Pourquoi faut-il mieux évaluer le tassement des sols ?
Pascale Métais : Un sol tassé perd de la porosité, ce qui réduit la circulation et le stockage de l’eau, ainsi que les nutriments dissous. La profondeur, la densité et la vitesse d’enracinement des plantes s’en trouvent également affectées. On observe alors des pertes de rendement, de biomasse ou encore de qualité dans le cas des tubercules. Le tassement se produit lorsqu’un sol n’est pas assez ressuyé et sous la contrainte des passages d’engins. Cela dépend donc du type de sol, des conditions météo et des systèmes de culture. Or, en tendance, le poids des machines augmente, de même que les aléas climatiques et les interventions culturales. Remédier à un sol tassé reste difficile, la prévention est donc essentielle en évitant d’intervenir sur un sol trop humide. Quand ce n’est pas possible, il faut veiller à adapter le matériel pour réduire la charge à l’essieu et la pression sur le sol.
P. A. : Comment estimer le risque de tassement ?
P.M. : Les processus physiques en jeu nécessitent des calculs assez complexes pour quantifier un tassement.
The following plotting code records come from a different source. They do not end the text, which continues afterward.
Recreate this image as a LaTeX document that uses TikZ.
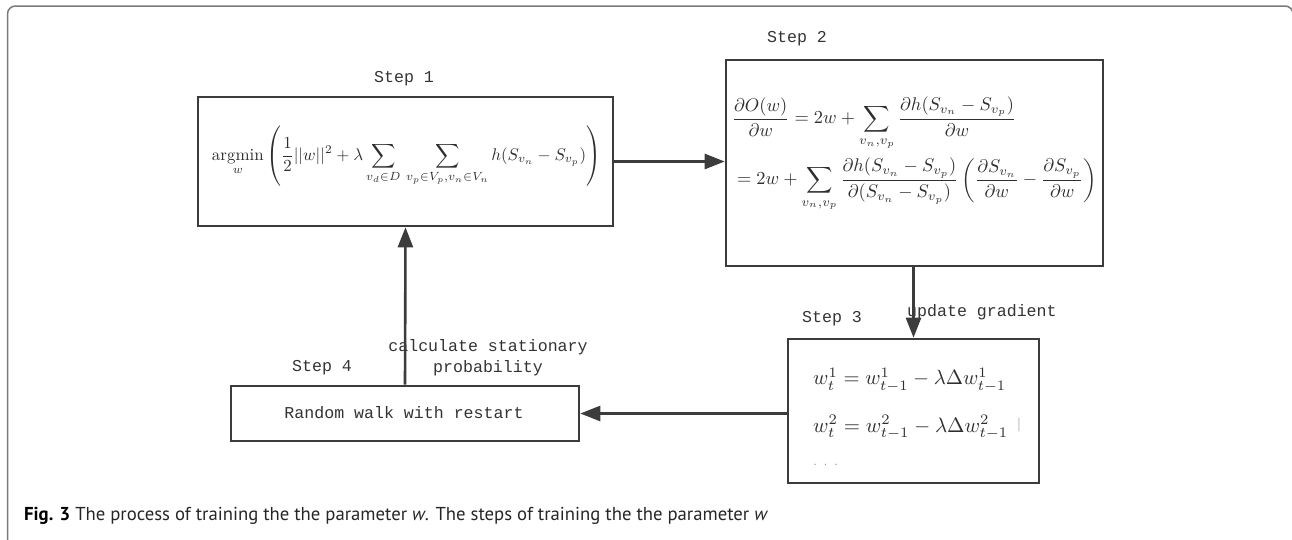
\documentclass[tikz,border=0pt]{standalone}
\usepackage{amsmath}
\usepackage{fontspec}
\usetikzlibrary{arrows.meta}
\newfontfamily\monofont{Liberation Mono}
\newfontfamily\capfont{PT Sans}
\definecolor{linegray}{HTML}{3C3C3C}
\definecolor{framegray}{HTML}{7A7A7A}
\definecolor{txtgray}{HTML}{333333}
\definecolor{mathgray}{HTML}{2E2E2E}
\tikzset{
  box/.style={draw=linegray, line width=2.6pt, fill=none, inner sep=0pt},
  steplabel/.style={font=\monofont\fontsize{16.6}{21}\selectfont, text=txtgray, inner sep=0pt},
  conn/.style={draw=linegray, line width=2.6pt, -{Triangle[length=20pt,width=15pt]}},
  mathtext/.style={text=mathgray, inner sep=0pt},
}
\begin{document}
\begin{tikzpicture}[x=1pt,y=-1pt]
\useasboundingbox (0,0) rectangle (1292,539);
\begin{scope}
\clip (0,0) rectangle (1292,539);
\draw[framegray, line width=1.5pt, rounded corners=8pt] (7.5,560) -- (7.5,6) -- (1293,6) -- (1293,560);
\end{scope}

% boxes
\node[box, minimum width=415pt, minimum height=129pt] (s1) at (405.5,161.5) {};
\node[box, minimum width=377pt, minimum height=206pt] (s2) at (914.5,163) {};
\node[box, minimum width=251pt, minimum height=144pt] (s3) at (913.5,411) {};
\node[box, minimum width=348pt, minimum height=55pt] (s4) at (405,413.5) {};

% step labels
\node[steplabel] (l1) at (404,79) {Step 1};
\node[steplabel] (l2) at (797,39) {Step 2};
\node[steplabel] (l3) at (832,319) {Step 3};
\node[steplabel] (l4) at (322,368) {Step 4};

% contents
\node[mathtext] (m1) at (406.5,156) {\resizebox{389pt}{!}{$\displaystyle \mathop{\mathrm{argmin}}\limits_{w}\left(\frac{1}{2}||w||^2+\lambda\sum_{v_d\in D}\,\sum_{v_p\in V_p,v_n\in V_n} h(S_{v_n}-S_{v_p})\right)$}};
\node[mathtext] (m2) at (914.5,154) {\resizebox{365pt}{!}{$\displaystyle \begin{aligned}
&\frac{\partial O(w)}{\partial w}=2w+\sum_{v_n,v_p}\frac{\partial h(S_{v_n}-S_{v_p})}{\partial w}\\
&=2w+\sum_{v_n,v_p}\frac{\partial h(S_{v_n}-S_{v_p})}{\partial (S_{v_n}-S_{v_p})}\left(\frac{\partial S_{v_n}}{\partial w}-\frac{\partial S_{v_p}}{\partial w}\right)
\end{aligned}$}};
\node[mathtext, anchor=west] (m3a) at (813,380) {\resizebox{193pt}{!}{$w_t^1=w_{t-1}^1-\lambda\Delta w_{t-1}^1$}};
\node[mathtext, anchor=west] (m3b) at (813,427) {\resizebox{195pt}{!}{$w_t^2=w_{t-1}^2-\lambda\Delta w_{t-1}^2$}};
\node[text=gray, inner sep=0pt, font=\fontsize{14}{14}\selectfont] (bar) at (1019,425) {|};
\node[text=gray, inner sep=0pt, anchor=west, font=\fontsize{16}{16}\selectfont] (dots) at (813,465) {. . .};
\node[steplabel] (rw) at (404,413) {Random walk with restart};

% connector labels
\node[steplabel, align=center] (calc) at (488,358) {calculate stationary\\probability};
\node[steplabel, anchor=west] (upd) at (907,312) {update gradient};

% connectors
\draw[conn] (s1.east) -- (s1.east -| s2.west);
\draw[conn] (s3.north |- s2.south) -- (s3.north);
\draw[conn] (s3.west |- s4.east) -- (s4.east);
\draw[conn] (s4.north) -- (s1.south);

% caption
\node[anchor=base west, inner sep=0pt, text=black!85, font=\capfont\fontsize{18.7}{22}\selectfont] (cap) at (24,520) {\textbf{\color{black}Fig. 3} The process of training the the parameter \textit{w}. The steps of training the the parameter \textit{w}};
\end{tikzpicture}
\end{document}
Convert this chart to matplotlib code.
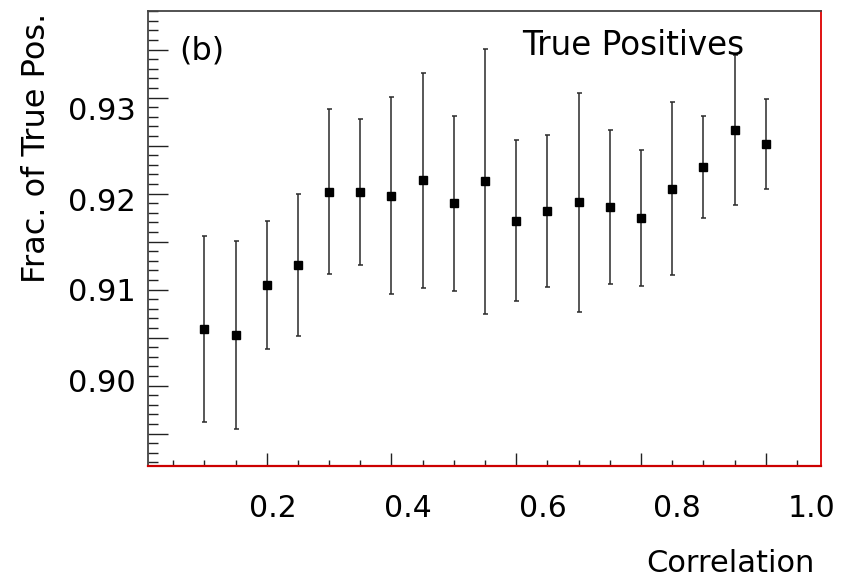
import matplotlib
matplotlib.use("Agg")
import matplotlib.pyplot as plt
from matplotlib.ticker import MultipleLocator, FixedLocator, NullFormatter

# Fraction of true positives versus correlation, with uncertainties
correlation = [0.10, 0.15, 0.20, 0.25, 0.30, 0.35, 0.40, 0.45, 0.50, 0.55,
               0.60, 0.65, 0.70, 0.75, 0.80, 0.85, 0.90, 0.95, 1.00]
frac_true_pos = [0.9059, 0.9053, 0.9105, 0.9126, 0.9202, 0.9202, 0.9198,
                 0.9214, 0.9190, 0.9213, 0.9172, 0.9182, 0.9191, 0.9186,
                 0.9175, 0.9205, 0.9228, 0.9266, 0.9252]
frac_err = [0.0097, 0.0098, 0.0067, 0.0074, 0.0086, 0.0076, 0.0103,
            0.0112, 0.0091, 0.0138, 0.0084, 0.0079, 0.0114, 0.0080,
            0.0071, 0.0090, 0.0053, 0.0078, 0.0047]

x_tick_labels = ["0.2", "0.4", "0.6", "0.8", "1.0"]
x_label_values = [0.2, 0.4, 0.6, 0.8, 1.0]
y_tick_labels = ["0.90", "0.91", "0.92", "0.93"]
y_label_values = [0.90, 0.91, 0.92, 0.93]

plt.rcParams["font.family"] = ["DejaVu Sans"]

fig = plt.figure(figsize=(8.5, 5.79), dpi=100)
ax = fig.add_axes([0.1745, 0.1957, 0.7914, 0.7853])

ax.errorbar(correlation, frac_true_pos, yerr=frac_err, fmt="s",
            color="black", markersize=6, ecolor="#2a2a2a", elinewidth=1.1,
            capsize=1.8, capthick=1.1, zorder=3)

ax.set_xlim(0.0102, 1.0887)
ax.set_ylim(0.891667, 0.939031)

# frame
for side in ("left", "top"):
    ax.spines[side].set_color("#444444")
    ax.spines[side].set_linewidth(1.3)
ax.spines["right"].set_color("#dd0000")
ax.spines["right"].set_linewidth(1.3)
ax.spines["bottom"].set_color("#cc0000")
ax.spines["bottom"].set_linewidth(1.6)

# tick marks (drawn inside the frame, no labels on this axis)
ax.xaxis.set_major_locator(MultipleLocator(0.2))
ax.xaxis.set_minor_locator(MultipleLocator(0.05))
ax.yaxis.set_major_locator(MultipleLocator(0.005))
ax.yaxis.set_minor_locator(MultipleLocator(0.001))
ax.xaxis.set_major_formatter(NullFormatter())
ax.yaxis.set_major_formatter(NullFormatter())
ax.tick_params(axis="x", which="major", direction="in", length=9.4,
               width=1.0, color="#222222", top=False, bottom=True)
ax.tick_params(axis="x", which="minor", direction="in", length=4.3,
               width=1.0, color="#222222", top=False, bottom=True)
ax.tick_params(axis="y", which="major", direction="in", length=14.4,
               width=1.0, color="#222222", left=True, right=False)
ax.tick_params(axis="y", which="minor", direction="in", length=7.2,
               width=1.0, color="#222222", left=True, right=False)

# label axes for the numbers along the frame
lab_x = fig.add_axes(ax.get_position(), frameon=False)
lab_x.patch.set_visible(False)
lab_x.set_xlim(0.01482, 1.01377)
lab_x.set_ylim(0.89066, 0.94070)
lab_x.xaxis.set_major_locator(FixedLocator(x_label_values))
lab_x.set_xticklabels(x_tick_labels, fontsize=21.5)
lab_x.yaxis.set_major_locator(FixedLocator(y_label_values))
lab_x.set_yticklabels(y_tick_labels, fontsize=22)
lab_x.tick_params(axis="x", length=0, pad=20.5)
lab_x.tick_params(axis="y", length=0, pad=8.9)
lab_x.set_zorder(ax.get_zorder() - 1)

fig.text(37 / 850, 1 - 13 / 579, "Frac. of True Pos.", rotation=90,
         ha="center", va="top", fontsize=23)
fig.text(815 / 850, 1 - 572 / 579, "Correlation", ha="right",
         va="baseline", fontsize=22)
fig.text(179 / 850, 1 - 59 / 579, "(b)", ha="left", va="baseline",
         fontsize=23)
fig.text(633 / 850, 1 - 55 / 579, "True Positives", ha="center",
         va="baseline", fontsize=23.5)

fig.savefig("out.png", dpi=100)
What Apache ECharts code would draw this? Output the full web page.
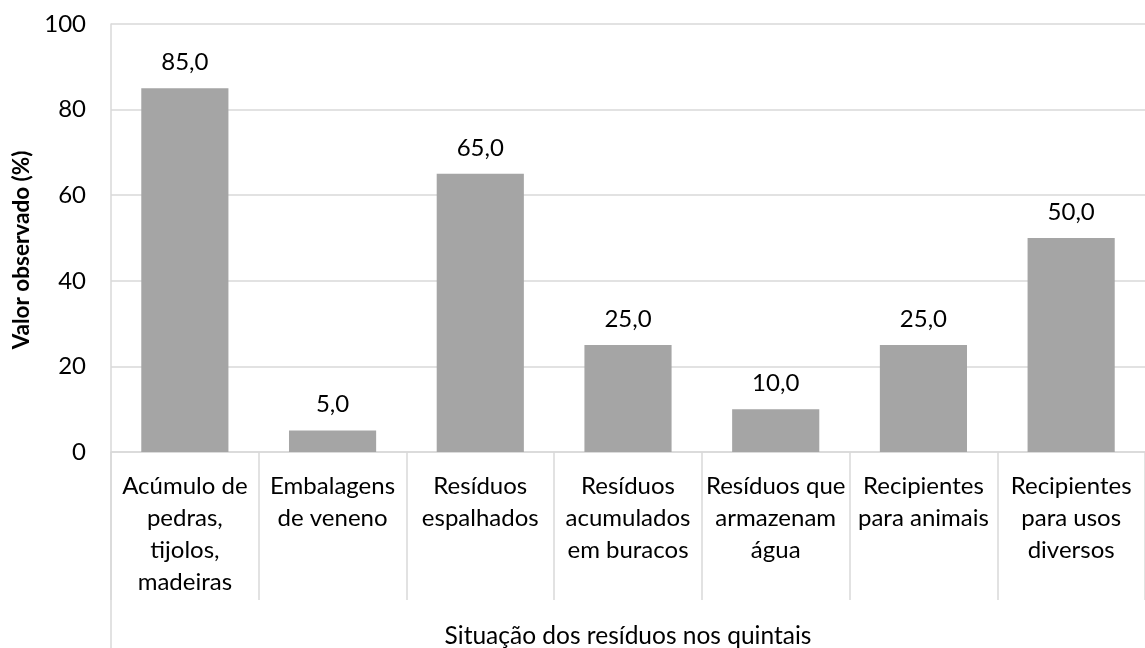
<!DOCTYPE html>
<html>
<head>
<meta charset="utf-8">
<script src="https://cdn.jsdelivr.net/npm/echarts@6/dist/echarts.min.js"></script>
<style>
html,body{margin:0;padding:0;background:#fff;}
#chart{width:1145px;height:648px;}
</style>
</head>
<body>
<div id="chart"></div>
<script>
const categories = [
  "Acúmulo de\npedras,\ntijolos,\nmadeiras",
  "Embalagens\nde veneno",
  "Resíduos\nespalhados",
  "Resíduos\nacumulados\nem buracos",
  "Resíduos que\narmazenam\nágua",
  "Recipientes\npara animais",
  "Recipientes\npara usos\ndiversos"
];
const values = [85, 5, 65, 25, 10, 25, 50];
const yTicks = { min: 0, max: 100, interval: 20 };
const yTitle = "Valor observado (%)";
const xTitle = "Situação dos resíduos nos quintais";

const FONT = "Lato";
const chart = echarts.init(document.getElementById('chart'), null, {renderer: 'canvas'});
chart.setOption({
  animation: false,
  textStyle: { fontFamily: FONT },
  grid: { left: 111, right: 0, top: 24, bottom: 196, containLabel: false, outerBoundsMode: 'none' },
  xAxis: {
    type: 'category',
    data: categories,
    name: xTitle,
    nameLocation: 'middle',
    nameGap: 172,
    nameTextStyle: { fontFamily: FONT, fontSize: 24.5, color: '#000' },
    axisLine: { show: true, lineStyle: { color: '#d9d9d9', width: 1.5 } },
    axisTick: { show: true, alignWithLabel: false, length: 148, lineStyle: { color: '#d9d9d9', width: 1.5 } },
    axisLabel: { interval: 0, fontFamily: FONT, fontSize: 24, color: '#000', lineHeight: 32, margin: 18, verticalAlign: 'top', align: 'center' }
  },
  yAxis: {
    type: 'value',
    min: yTicks.min, max: yTicks.max, interval: yTicks.interval,
    name: yTitle,
    nameLocation: 'middle',
    nameGap: 78,
    nameTextStyle: { fontFamily: FONT, fontSize: 22.5, fontWeight: 'bold', color: '#000', padding: [0, 24, 0, 0] },
    axisLine: { show: true, lineStyle: { color: '#d9d9d9', width: 1.5 } },
    axisTick: { show: false },
    splitLine: { lineStyle: { color: '#d9d9d9', width: 1.5 } },
    axisLabel: { fontFamily: FONT, fontSize: 24, color: '#000', margin: 25 }
  },
  series: [{
    type: 'bar',
    data: values,
    barWidth: '59%',
    itemStyle: { color: '#a5a5a5' },
    label: {
      show: true, position: 'top', distance: 14,
      fontFamily: FONT, fontSize: 24, color: '#000',
      formatter: p => p.value.toFixed(1).replace('.', ',')
    }
  }],
  graphic: [{
    type: 'line',
    shape: { x1: 111, y1: 452, x2: 111, y2: 648 },
    style: { stroke: '#d9d9d9', lineWidth: 1.5 }
  }]
});
</script>
</body>
</html>
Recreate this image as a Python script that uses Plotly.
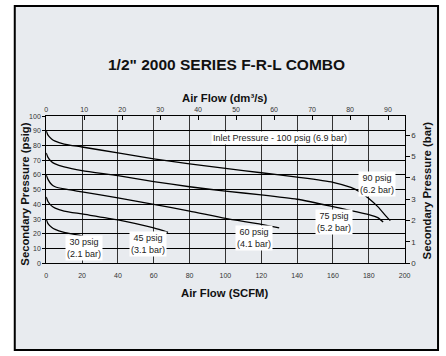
import plotly.graph_objects as go

W, H = 446, 356

# Secondary pressure (psig) vs air flow (SCFM) for each regulator setting
flow_30 = [0, 1, 3, 5, 10, 20, 25]
psi_30 = [30, 27, 24.5, 23, 21, 18.5, 16]

flow_45 = [0, 1, 3, 5, 10, 20, 40, 60, 68]
psi_45 = [45, 42, 39, 37.5, 35.5, 33.5, 29.5, 24, 21]

flow_60 = [0, 1, 3, 5, 10, 20, 40, 60, 80, 100, 120, 130]
psi_60 = [60, 57, 53.5, 52, 50.5, 48.5, 44.5, 40, 35.5, 30.5, 26.5, 24]

flow_75 = [0, 1, 3, 5, 10, 20, 40, 60, 80, 100, 120, 140, 160, 180, 185, 188]
psi_75 = [75, 72, 69, 67.5, 65.5, 63, 59.5, 55.5, 52, 49, 46.5, 43.5, 38.5, 33, 31, 28]

flow_90 = [0, 1, 3, 5, 10, 20, 40, 60, 80, 100, 120, 140, 160, 170, 175, 180, 185, 190, 192]
psi_90 = [90, 87, 84.5, 83, 81, 79, 75, 71, 67.5, 64.5, 61.5, 58.5, 55, 51.5, 48.5, 44, 38.5, 31.5, 29]

curves = [
    (flow_30, psi_30, "30 psig<br>(2.1 bar)", 21, 10.5),
    (flow_45, psi_45, "45 psig<br>(3.1 bar)", 57, 13),
    (flow_60, psi_60, "60 psig<br>(4.1 bar)", 116, 17.5),
    (flow_75, psi_75, "75 psig<br>(5.2 bar)", 160.5, 28),
    (flow_90, psi_90, "90 psig<br>(6.2 bar)", 184.5, 54),
]

scfm_ticks = list(range(0, 201, 20))
dm3s_ticks = list(range(0, 91, 10))
bar_ticks = list(range(0, 7))
SCFM_TO_DM3S = 0.4719
PSI_PER_BAR = 14.5038

FONT = "Liberation Sans, Arial, sans-serif"

fig = go.Figure()
for fx, fy, label, lx, ly in curves:
    fig.add_trace(go.Scatter(
        x=fx, y=fy, mode="lines",
        line=dict(color="black", width=1.3, shape="spline", smoothing=0.6),
        hoverinfo="skip", showlegend=False,
    ))
    fig.add_annotation(
        x=lx, y=ly, xref="x", yref="y", text=label, showarrow=False,
        font=dict(family=FONT, size=9, color="#222"), bgcolor="white",
        borderpad=1, align="center",
    )

# helper trace so the secondary axes are drawn
fig.add_trace(go.Scatter(x=[0], y=[0], xaxis="x2", yaxis="y2", mode="markers",
                         marker=dict(opacity=0), hoverinfo="skip", showlegend=False))

fig.add_annotation(
    x=130.5, y=85, xref="x", yref="y", text="Inlet Pressure - 100 psig (6.9 bar)",
    showarrow=False, font=dict(family=FONT, size=9, color="#222"),
    bgcolor="white", borderpad=1,
)

x0, x1 = 45 / W, 410 / W
y0, y1 = 1 - 266 / H, 1 - 115 / H

tickfont = dict(family=FONT, size=7, color="#333")

fig.update_layout(
    width=W, height=H,
    margin=dict(l=0, r=0, t=0, b=0),
    paper_bgcolor="white",
    plot_bgcolor="white",
    xaxis=dict(
        domain=[x0, x1], range=[0, 200], tickvals=scfm_ticks,
        showgrid=True, gridcolor="#333", gridwidth=1.4,
        showline=True, linecolor="black", linewidth=1,
        ticks="", ticklabelstandoff=5, tickfont=tickfont,
        zeroline=False, mirror=False,
    ),
    xaxis2=dict(
        overlaying="x", side="top", anchor="y",
        range=[0, 200 * SCFM_TO_DM3S], tickvals=dm3s_ticks,
        showgrid=False, showline=True, linecolor="black", linewidth=1,
        ticks="inside", ticklen=4, tickcolor="black", tickwidth=1,
        tickfont=tickfont, zeroline=False,
    ),
    yaxis=dict(
        domain=[y0, y1], range=[0, 100], dtick=10,
        showgrid=True, gridcolor="black", gridwidth=1,
        showline=True, linecolor="black", linewidth=1,
        ticks="outside", ticklen=3, tickcolor="black",
        tickfont=tickfont, zeroline=False,
    ),
    yaxis2=dict(
        overlaying="y", side="right", anchor="x",
        range=[0, 100 / PSI_PER_BAR], tickvals=bar_ticks,
        showgrid=False, showline=True, linecolor="black", linewidth=1,
        ticks="outside", ticklen=4, tickcolor="black",
        tickfont=dict(family=FONT, size=8, color="#333"), zeroline=False,
    ),
    shapes=[
        dict(type="rect", xref="paper", yref="paper",
             x0=13 / W, x1=444 / W, y0=1 - 355 / H, y1=1 - 2 / H,
             fillcolor="#e8ebef", line=dict(color="black", width=2),
             layer="below"),
    ],
)

titles = [
    ('1/2" 2000 SERIES F-R-L COMBO', 229, 62, 15.5, 0),
    ("Air Flow (dm³/s)", 227, 96, 11.3, 0),
    ("Air Flow (SCFM)", 227, 297, 11.3, 0),
    ("Secondary Pressure (psig)", 24, 195, 11.3, -90),
    ("Secondary Pressure (bar)", 433, 191, 11.3, -90),
]
for text, px, py, size, ang in titles:
    fig.add_annotation(
        x=px / W, y=1 - py / H, xref="paper", yref="paper",
        text=f"<b>{text}</b>", showarrow=False, textangle=ang,
        font=dict(family=FONT, size=size, color="#111"),
        xanchor="center", yanchor="middle",
    )

fig.write_html("out.html")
L’outil gratuit en ligne Terranimo(1), à utiliser soi-même ou à l’aide d’un conseiller, apporte une aide précieuse dans le choix des mesures qui limitent les tassements. Créé par des équipes de recherche danoise et suisse, cet outil estime les risques en fonction de la machine - de son poids, du nombre d’essieux, des pneumatiques - et de l’état hydrique du sol. L’utilisateur peut tester différentes situations - comme une pleine charge, une demi-charge, des roues jumelées - pour évaluer les adaptations à effectuer afin de réduire les tassements. Terranimo calcule la résistance du sol, c’est-à-dire sa capacité à supporter les contraintes sans se déformer durablement, ainsi que la contrainte appliquée en surface et sa propagation en profondeur. La confrontation de la résistance et de la contrainte permet d’estimer le niveau de risque de tassement - fort, moyen ou faible - dans chaque couche de sol, jusqu’à plus d’un mètre de profondeur.
P. A. : Les utilisateurs peuvent-ils mieux prévoir leurs interventions grâce à cet outil ?
P.M. : La principale limite de Terranimo est de renseigner précisément l’état hydrique du sol, ce qui n’est pas aisé en l’absence d’un référentiel utilisable au champ. Pour y remédier, Arvalis pilote le projet de recherche J-DISTAS visant à coupler Terranimo avec un modèle de calcul de l’humidité du sol. L’objectif est de construire, d’ici la fin du projet en 2022, un outil complet de calcul des jours disponibles les plus propices aux opérations culturales. Il évaluera la faisabilité des interventions dans un contexte d’évolution des pratiques : désherbage mécanique, gestion des couverts et des repousses à l’interculture, semis ou récolte d’une nouvelle culture, etc. Ce nouvel outil servira à produire des références destinées aux agriculteurs, comme la détermination d’ordres de grandeur de poids des matériels selon les types de sol et l’appréciation de l’état hydrique. En calculant un nombre de jours disponibles pour les différentes interventions, l’outil aidera au dimensionnement des matériels agricoles, de façon à limiter les risques de travaux en mauvaises conditions. Des conseils sur la faisabilité des interventions pourront également être diffusés par région.
(1) Terranimo existe sous deux versions, disponibles en français sur internet :
• une version danoise : www.terranimo.dk (plus régulièrement mise à jour et plus précise) ;
• une version suisse : ch.terranimo.world (plus ergonomique et plus rapide).